Give again, verbatim, the lines between the line that contains "Reproduce this chart" and the line that contains "bin_width = 0.05", counting both ends. Pictures are excluded from the copy.

*ENTRIES:*
● ● ●

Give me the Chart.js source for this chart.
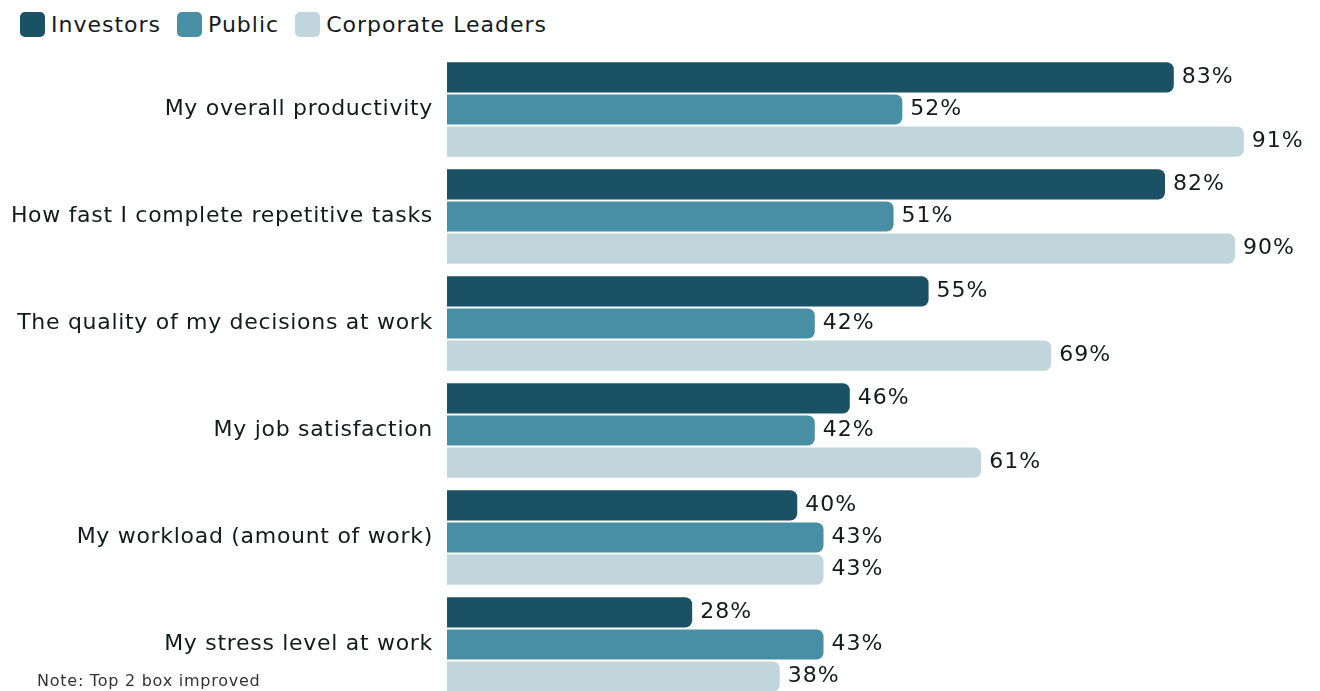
<!DOCTYPE html>
<html>
<head>
<meta charset="utf-8">
<script src="https://cdn.jsdelivr.net/npm/chart.js@4.4.1/dist/chart.umd.min.js"></script>
<style>
  html, body { margin: 0; padding: 0; background: #fff; overflow: hidden; }
  .marco { position: relative; width: 1320px; height: 691px; overflow: hidden; font-family: 'DejaVu Sans', sans-serif; color: #151a1c; }
  .lienzo { position: absolute; left: 0; top: 0; }
  .leyenda { position: absolute; left: 20px; top: 12px; display: flex; align-items: center; font-size: 22px; letter-spacing: 1px; }
  .leyenda-item { display: flex; align-items: center; margin-right: 16px; }
  .leyenda-color { width: 25px; height: 25px; border-radius: 5px; margin-right: 6px; }
  .nota { position: absolute; left: 37px; top: 671px; font-size: 16px; letter-spacing: 0.75px; color: #333; }
</style>
</head>
<body>
<div class="marco">
  <div class="leyenda" id="leyenda"></div>
  <canvas id="grafico" class="lienzo" width="1320" height="698"></canvas>
  <div class="nota">Note: Top 2 box improved</div>
</div>
<script>
// Categorías y porcentajes por grupo encuestado
const categorias = [
  'My overall productivity',
  'How fast I complete repetitive tasks',
  'The quality of my decisions at work',
  'My job satisfaction',
  'My workload (amount of work)',
  'My stress level at work',
];
const inversores = [83, 82, 55, 46, 40, 28];
const publico = [52, 51, 42, 42, 43, 43];
const lideres = [91, 90, 69, 61, 43, 38];

const series = [
  { nombre: 'Investors', datos: inversores, color: '#1b5164' },
  { nombre: 'Public', datos: publico, color: '#488fa5' },
  { nombre: 'Corporate Leaders', datos: lideres, color: '#c1d5dc' },
];

const FUENTE = "'DejaVu Sans', sans-serif";

// Un poco de espaciado entre letras para los textos del canvas
// (el contexto se reinicia al dimensionar, así que se aplica en cada fase)
const espaciado = {
  id: 'espaciado',
  beforeUpdate(chart) { chart.ctx.letterSpacing = '0.7px'; },
  beforeDraw(chart) { chart.ctx.letterSpacing = '0.7px'; },
};

// Etiquetas de valor al final de cada barra
const etiquetasValor = {
  id: 'etiquetasValor',
  afterDatasetsDraw(chart) {
    const ctx = chart.ctx;
    ctx.save();
    ctx.font = `22px ${FUENTE}`;
    ctx.letterSpacing = '1px';
    ctx.fillStyle = '#151a1c';
    ctx.textAlign = 'left';
    ctx.textBaseline = 'middle';
    chart.data.datasets.forEach((ds, i) => {
      chart.getDatasetMeta(i).data.forEach((barra, j) => {
        ctx.fillText(`${ds.data[j]}%`, barra.x + 8, barra.y);
      });
    });
    ctx.restore();
  },
};

new Chart(document.getElementById('grafico'), {
  type: 'bar',
  data: {
    labels: categorias,
    datasets: series.map(s => ({
      label: s.nombre,
      data: s.datos,
      backgroundColor: s.color,
      borderRadius: { topLeft: 0, bottomLeft: 0, topRight: 7, bottomRight: 7 },
      borderSkipped: false,
      categoryPercentage: 0.9,
      barPercentage: 0.94,
    })),
  },
  options: {
    indexAxis: 'y',
    responsive: false,
    animation: false,
    layout: { padding: { top: 56, right: 0, bottom: 0, left: 0 } },
    plugins: {
      legend: { display: false },
      tooltip: { enabled: false },
    },
    scales: {
      x: { display: false, min: 0, max: 99.7 },
      y: {
        grid: { display: false },
        border: { display: false },
        ticks: { color: '#151a1c', padding: 6, font: { family: FUENTE, size: 22 } },
        afterFit(scale) {
          scale.width = 447;
          scale.paddingTop = 0;
          scale.paddingBottom = 0;
        },
      },
    },
  },
  plugins: [espaciado, etiquetasValor],
});

// Leyenda propia en HTML
document.getElementById('leyenda').innerHTML = series.map(s => `
  <div class="leyenda-item">
    <span class="leyenda-color" style="background: ${s.color}"></span>
    <span>${s.nombre}</span>
  </div>
`).join('');
</script>
</body>
</html>
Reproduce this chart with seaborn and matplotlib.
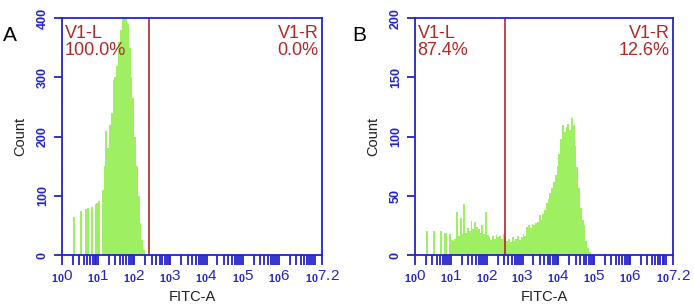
import matplotlib
matplotlib.use('Agg')
import matplotlib.pyplot as plt
import seaborn as sns
import numpy as np
import pandas as pd

# histogram bins in decades (log10 FITC-A), width 0.05
bin_width = 0.05

a_start = 0.30
a_counts = [65, 0, 0, 0, 74, 0, 0, 78, 80, 0, 82, 0, 86, 88, 92, 0,
            110, 150, 210, 180, 220, 240, 295, 300, 320, 360, 380, 410,
            420, 410, 390, 350, 300, 265, 200, 150, 100, 55, 25, 8]

b_start = 0.30
b_counts = [20, 0, 0, 0, 20, 0, 0, 0, 20, 0, 19, 19, 0, 18, 13, 12,
            14, 36, 16, 31, 18, 43, 19, 23, 20, 29, 22, 28, 24, 22, 19, 25,
            18, 36, 17, 15, 13, 16, 14, 17, 15, 16, 14, 18, 15, 12, 14, 11,
            15, 12, 14, 16, 13, 15, 18, 16, 24, 25, 23, 26, 25, 27, 28, 34,
            30, 35, 38, 44, 47, 52, 57, 62, 68, 75, 85, 98, 110, 104, 108, 111,
            106, 116, 110, 92, 74, 57, 40, 30, 25, 12, 6, 3, 1]

ymax = [400, 200]
yticks = [[0, 100, 200, 300, 400], [0, 50, 100, 150, 200]]
gates = [2.41, 2.52]
left_pct = ['100.0%', '87.4%']
right_pct = ['0.0%', '12.6%']

major = [0, 1, 2, 3, 4, 5, 6, 7.2]
major_labels = ['0', '1', '2', '3', '4', '5', '6', '7.2']

blue = '#2323c8'
red = '#b02828'
green = '#9fef62'

sns.set_style('ticks')
plt.rcParams['font.family'] = ['Liberation Sans', 'DejaVu Sans']
plt.rcParams['mathtext.fontset'] = 'custom'
plt.rcParams['mathtext.rm'] = 'Liberation Sans:bold'
plt.rcParams['mathtext.it'] = 'Liberation Sans:bold'

fig = plt.figure(figsize=(6.94, 3.07), dpi=100)
boxes = [[0.0893, 0.169, 0.375, 0.772], [0.598, 0.169, 0.372, 0.772]]

for i, (start, counts) in enumerate([(a_start, a_counts), (b_start, b_counts)]):
    ax = fig.add_axes(boxes[i])
    edges = start + bin_width * np.arange(len(counts) + 1)
    df = pd.DataFrame({'x': (edges[:-1] + edges[1:]) / 2, 'n': counts})
    sns.histplot(data=df, x='x', weights='n', bins=list(edges), ax=ax,
                 color=green, alpha=1, linewidth=0)
    ax.axvline(gates[i], color=red, lw=1.2)
    ax.set_xlim(0, 7.2)
    ax.set_ylim(0, ymax[i])

    ax.set_xticks(major)
    ax.set_xticklabels([r'$_{10}\mathregular{%s}$' % m for m in major_labels],
                       color=blue, fontsize=11)
    minor = [n + np.log10(k) for n in range(8) for k in range(2, 10)
             if n + np.log10(k) <= 7.2] + [7]
    ax.set_xticks(minor, minor=True)
    ax.tick_params(axis='x', which='both', direction='out', length=7,
                   width=1.3, color=blue, pad=3)

    ax.set_yticks(yticks[i])
    ax.set_yticklabels([str(t) for t in yticks[i]], rotation=90, va='center',
                       color=blue, fontsize=9, fontweight='bold')
    ax.tick_params(axis='y', direction='out', length=6, width=1.3, color=blue)

    for s in ax.spines.values():
        s.set_color(blue)
        s.set_linewidth(1.3)
        s.set_visible(True)

    ax.set_xlabel('FITC-A', fontsize=10.5, color='#202020', labelpad=3)
    ax.set_ylabel('Count', fontsize=10.5, color='#202020', labelpad=7)

    ax.text(0.01, 0.97, 'V1-L\n' + left_pct[i], transform=ax.transAxes,
            ha='left', va='top', color=red, fontsize=13, linespacing=0.95)
    ax.text(0.985, 0.97, 'V1-R\n' + right_pct[i], transform=ax.transAxes,
            ha='right', va='top', color=red, fontsize=13, linespacing=0.95,
            multialignment='right')

fig.text(0.004, 0.885, 'A', fontsize=15, color='black', ha='left', va='center')
fig.text(0.508, 0.885, 'B', fontsize=15, color='black', ha='left', va='center')

fig.savefig('out.png', dpi=100)
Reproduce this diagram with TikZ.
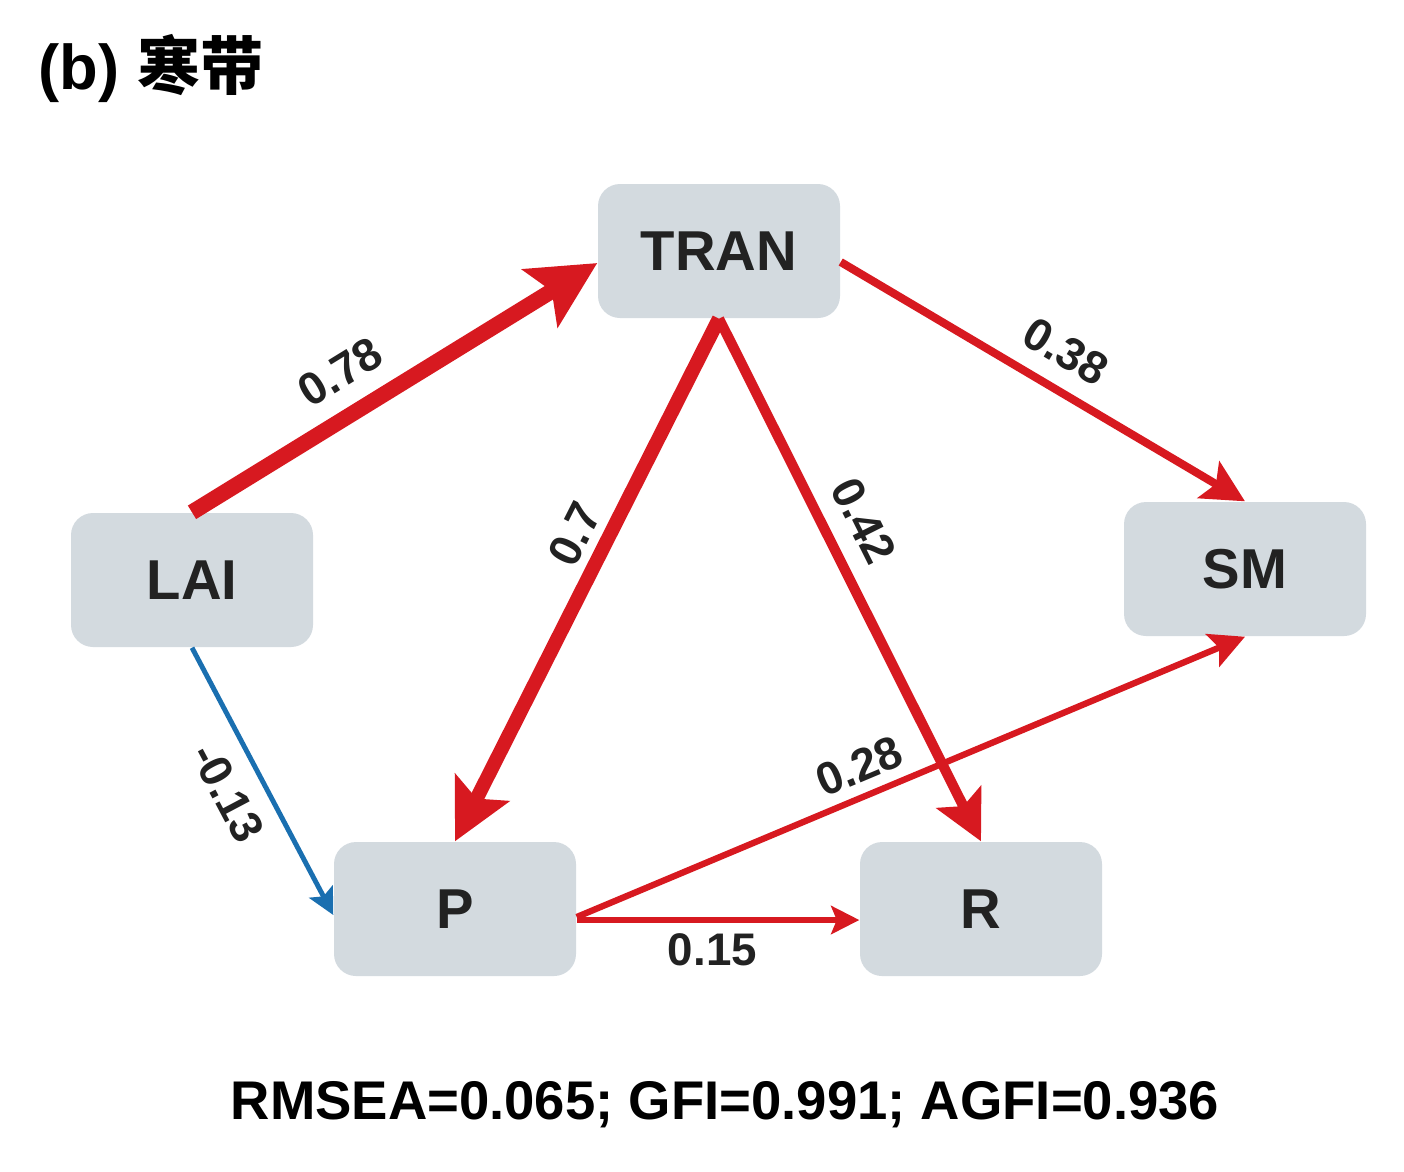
\documentclass[tikz,border=0pt]{standalone}
\usepackage{fontspec}
\setmainfont{Liberation Sans}
\newfontfamily\cjkfont{Noto Sans CJK SC}
\usetikzlibrary{arrows.meta}

\definecolor{boxgray}{HTML}{D3DADF}
\definecolor{pathred}{HTML}{D71920}
\definecolor{pathblue}{HTML}{1A6FB0}
\definecolor{txtdark}{HTML}{222222}

\begin{document}
\begin{tikzpicture}[
    var/.style={fill=boxgray, rounded corners=2.2mm, minimum width=2.42cm, minimum height=1.34cm,
        font=\fontsize{16}{18}\selectfont\bfseries, text=txtdark},
    coef/.style={font=\fontsize{13}{15}\selectfont\bfseries, text=txtdark, sloped, inner sep=5pt},
    redpath/.style={draw=pathred, line width=#1},
    bluepath/.style={draw=pathblue, line width=#1},
    head/.style={-{Stealth[length=#1, width=#1, inset=0.2*#1]}}
]
    \useasboundingbox (0,0) rectangle (14.04,-11.71);

    % title
    \node[anchor=west, inner sep=0pt, font=\fontsize{18}{20}\selectfont\bfseries] (title) at (0.38,-0.68) {(b) {\cjkfont 寒带}};

    % variables
    \node[var] (TRAN) at (7.19,-2.51) {TRAN};
    \node[var] (LAI) at (1.92,-5.80) {LAI};
    \node[var] (SM) at (12.45,-5.69) {SM};
    \node[var] (P) at (4.55,-9.09) {P};
    \node[var] (R) at (9.81,-9.09) {R};

    % paths
    \draw[redpath=4.5pt, head=19pt] (LAI.north) -- ([yshift=-1.2mm]TRAN.west)
        node[coef, above, pos=0.42] (c078) {0.78};
    \draw[redpath=2.3pt, head=12pt] ([yshift=-1.1mm]TRAN.east) -- (SM.north)
        node[coef, above, pos=0.51] (c038) {0.38};
    \draw[redpath=4pt, head=17pt] (TRAN.south) -- (P.north)
        node[coef, above, pos=0.44, inner sep=2.5pt] (c07) {0.7};
    \draw[redpath=2.9pt, head=14pt] (TRAN.south) -- (R.north)
        node[coef, above, pos=0.42] (c042) {0.42};
    \draw[redpath=1.8pt, head=10pt] ([yshift=-0.8mm]P.east) -- (SM.south)
        node[coef, above, pos=0.44, inner sep=3pt] (c028) {0.28};
    \draw[redpath=1.8pt, head=8pt] ([yshift=-1.1mm]P.east) -- ([yshift=-1.1mm]R.west)
        node[coef, below, pos=0.48, inner sep=3pt] (c015) {0.15};
    \draw[bluepath=1.4pt, head=7.5pt] (LAI.south) -- ([yshift=-0.6mm]P.west)
        node[coef, below, pos=0.48] (c013) {-0.13};

    % fit indices
    \node[font=\fontsize{15.5}{17}\selectfont\bfseries] (fit) at (7.25,-11.05) {RMSEA=0.065; GFI=0.991; AGFI=0.936};
\end{tikzpicture}
\end{document}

● ● ●

*EXERCISE RESPONSE:*
Reproduce this chart with seaborn and matplotlib.
import matplotlib
matplotlib.use('Agg')
import matplotlib.pyplot as plt
import seaborn as sns
import numpy as np
import pandas as pd

# histogram bins in decades (log10 FITC-A), width 0.05
bin_width = 0.05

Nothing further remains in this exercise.